Directed By: Ridley Scott
Starring: Harrison Ford, Rutger Hauer, Sean Young
Tag line: "Man Has Made His Match... Now It's His Problem"
Trivia: At one point, Pete Townshend was asked to compose the film's music, but declined due to bad experience he had working on 1975's Tommy
Equal parts Metropolis and 2001: A Space Odyssey, Ridley Scott’s Blade Runner weaves a tale of a wondrous (albeit bleak) future in which mankind has lost its way.

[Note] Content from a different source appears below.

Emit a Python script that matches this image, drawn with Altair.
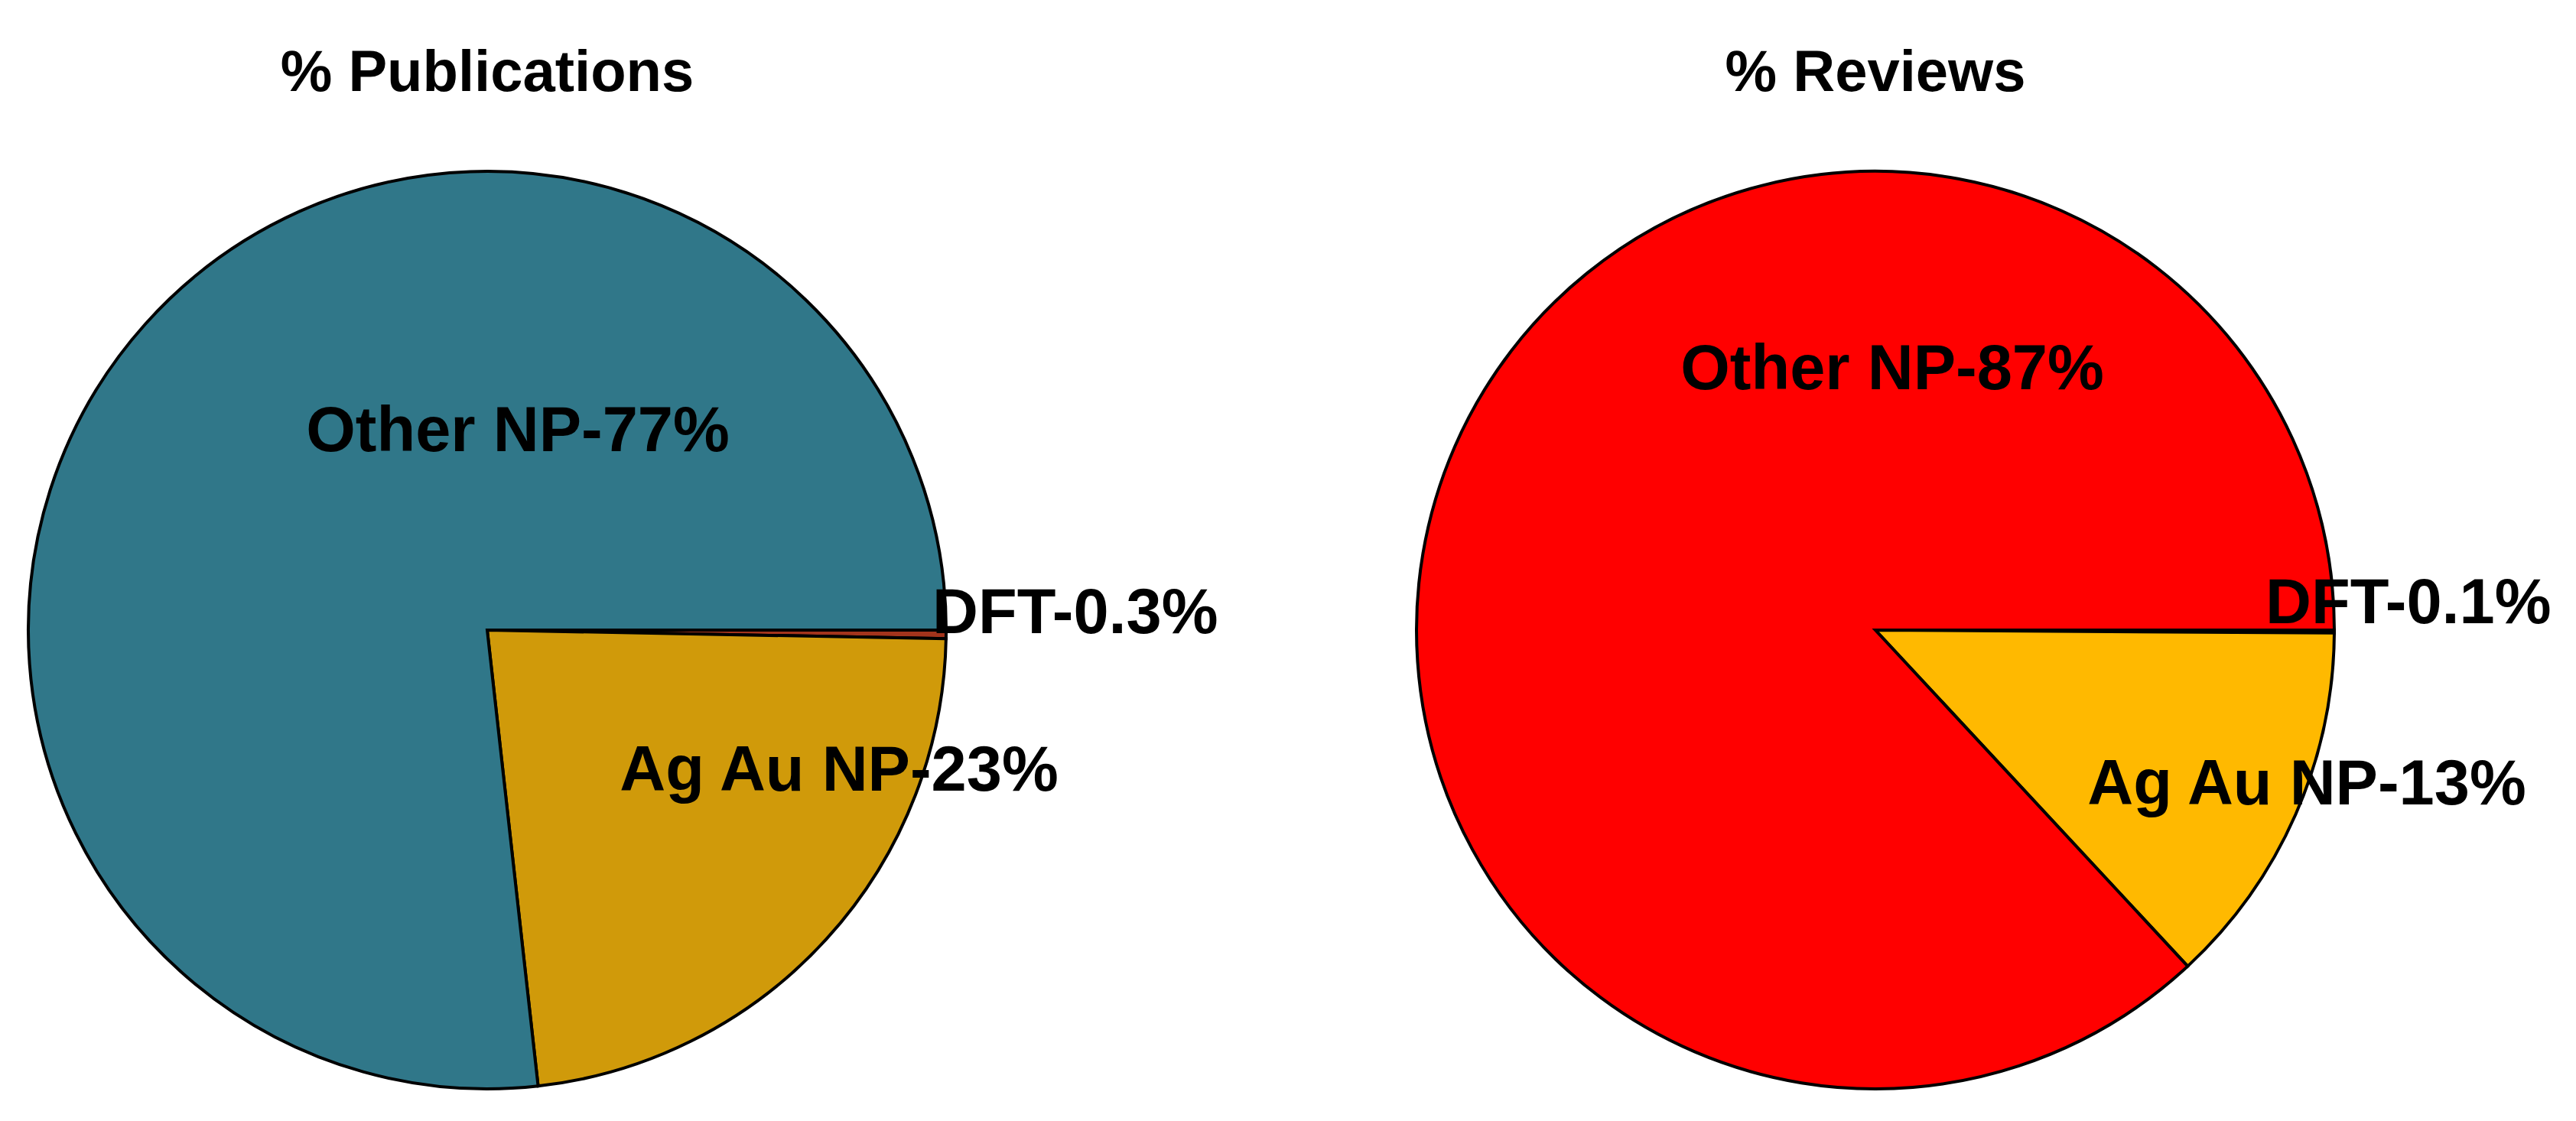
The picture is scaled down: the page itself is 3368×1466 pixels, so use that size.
import math
import altair as alt
import pandas as pd

# slice order: clockwise from 3 o'clock
categories = ["DFT", "Ag Au NP", "Other NP"]
publications = [0.3, 23, 77]
reviews = [0.1, 13, 87]

pub_colors = ["#A3341C", "#D09A0A", "#307789"]
rev_colors = ["#1A1A1A", "#FFB900", "#FF0000"]

# label placement, px from the pie centre: (dx, dy of baseline, align)
pub_labels = {"Other NP": (40, -234, "center"), "DFT": (582, 4, "left"), "Ag Au NP": (460, 210, "center")}
rev_labels = {"Other NP": (22, -315, "center"), "DFT": (510, -9, "left"), "Ag Au NP": (564, 228, "center")}

SIZE = 1258
R = 600
FONT = "Liberation Sans"


def pie(title, values, colors, labels):
    df = pd.DataFrame({"category": categories, "value": values, "order": list(range(len(categories)))})
    base = alt.Chart(df)

    arc = base.mark_arc(radius=R, stroke="black", strokeWidth=4).encode(
        theta=alt.Theta("value:Q", stack=True, scale=alt.Scale(range=[math.pi / 2, 2.5 * math.pi])),
        order=alt.Order("order:Q"),
        color=alt.Color("category:N", scale=alt.Scale(domain=categories, range=colors), legend=None),
    )

    layers = [arc]
    for cat, (dx, dy, align) in labels.items():
        txt = base.transform_filter(
            alt.datum.category == cat
        ).transform_calculate(
            label=alt.datum.category + "-" + alt.datum.value + "%"
        ).mark_text(
            align=align, baseline="alphabetic", font=FONT, fontWeight="bold", fontSize=83, color="black"
        ).encode(
            x=alt.value(SIZE / 2 + dx),
            y=alt.value(SIZE / 2 + dy),
            text="label:N",
        )
        layers.append(txt)

    return alt.layer(
        *layers,
        title=alt.Title(title, font=FONT, fontSize=76, fontWeight="bold", color="black", anchor="middle", offset=60),
    ).properties(width=SIZE, height=SIZE)


chart = alt.hconcat(
    pie("% Publications", publications, pub_colors, pub_labels),
    pie("% Reviews", reviews, rev_colors, rev_labels),
    spacing=557,
    bounds="flush",
).resolve_scale(
    color="independent", theta="independent"
).properties(
    padding={"left": 0, "top": 50, "right": 0, "bottom": 0}
).configure_view(strokeWidth=0)

chart.save("out.html", embed_options={"renderer": "svg", "actions": False})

The year is 2019, a time when androids, known as “Replicants”, look and act exactly like humans. This, of course, makes many people uneasy, and as a result, Replicants have been banned from Planet Earth, serving instead as laborers in the outer reaches of space and programmed with a limited life span of only four years. When news arrives that a group of Replicants: Roy Batty (Rutger Hauer); Pris (Daryl Hannah); Zhora (Joanna Cassidy); and Leon Kowalski (Brion James), have stolen a ship and are hiding out in Los Angeles, Blade Runner Rick Deckard (Harrison Ford), a cop who specializes in hunting down Replicants, is brought in to “eliminate” them. But are they here to start trouble, or are the Replicants simply looking for a way to stay alive beyond their pre-determined four years?
Based on Do Androids Dream of Electric Sheep?, a 1968 novel written by Philip K. Dick, Blade Runner is a visual masterpiece, from the opening shot of Los Angeles, revealing the awesome technology that has taken hold of the city, to the bizarre workshop of J.F. Sebastian (played by William Sanderson), a place where the very concept of life is redefined on a daily basis. Even a tense scene late in the movie, set on the rain-drenched rooftops of L.A., is as beautiful as it is thrilling. Story-wise, Blade Runner feels like a ‘40s film noir, following a hard-nosed cop as he carries out his assignment, regardless of the consequences (the theatrical version, which features narration by Deckard, is also a throwback to such classic ‘40s noir flicks as Double Indemnity, Detour, and Force of Evil, where the main characters narrated their own stories). At the same time, Blade Runner has a lot in common with Fritz Lang’s Metropolis in that it provides a gloomy view of things to come, a future in which technology has advanced to astounding levels, yet has done nothing to further the human spirit, serving instead the corporate entities that have taken over the world. Oddly enough, the Replicants, who've learned to appreciate the value of their lives, sometimes feel more “human” than their flesh and blood counterparts. Rachael (Sean Young), a Replicant working for the Tyrell Corporation, harbors another woman’s memories, yet fully believes them to be her own, while Batty, so wonderfully played by Rutger Hauer, is both villain and victim, occasionally winning us over to his way of thinking (his “Tears in Rain” speech is as poignant today as it was in 1982).
Blade Runner has been re-edited several times over the years, resulting in as many as five distinct versions of the film (Scott’s director’s cut, released in 1991, eliminated, among other things, Deckard’s narration). Yet, regardless of which version you watch, Blade Runner remains a visually stunning experience, and a troubling portent of mankind’s possible future.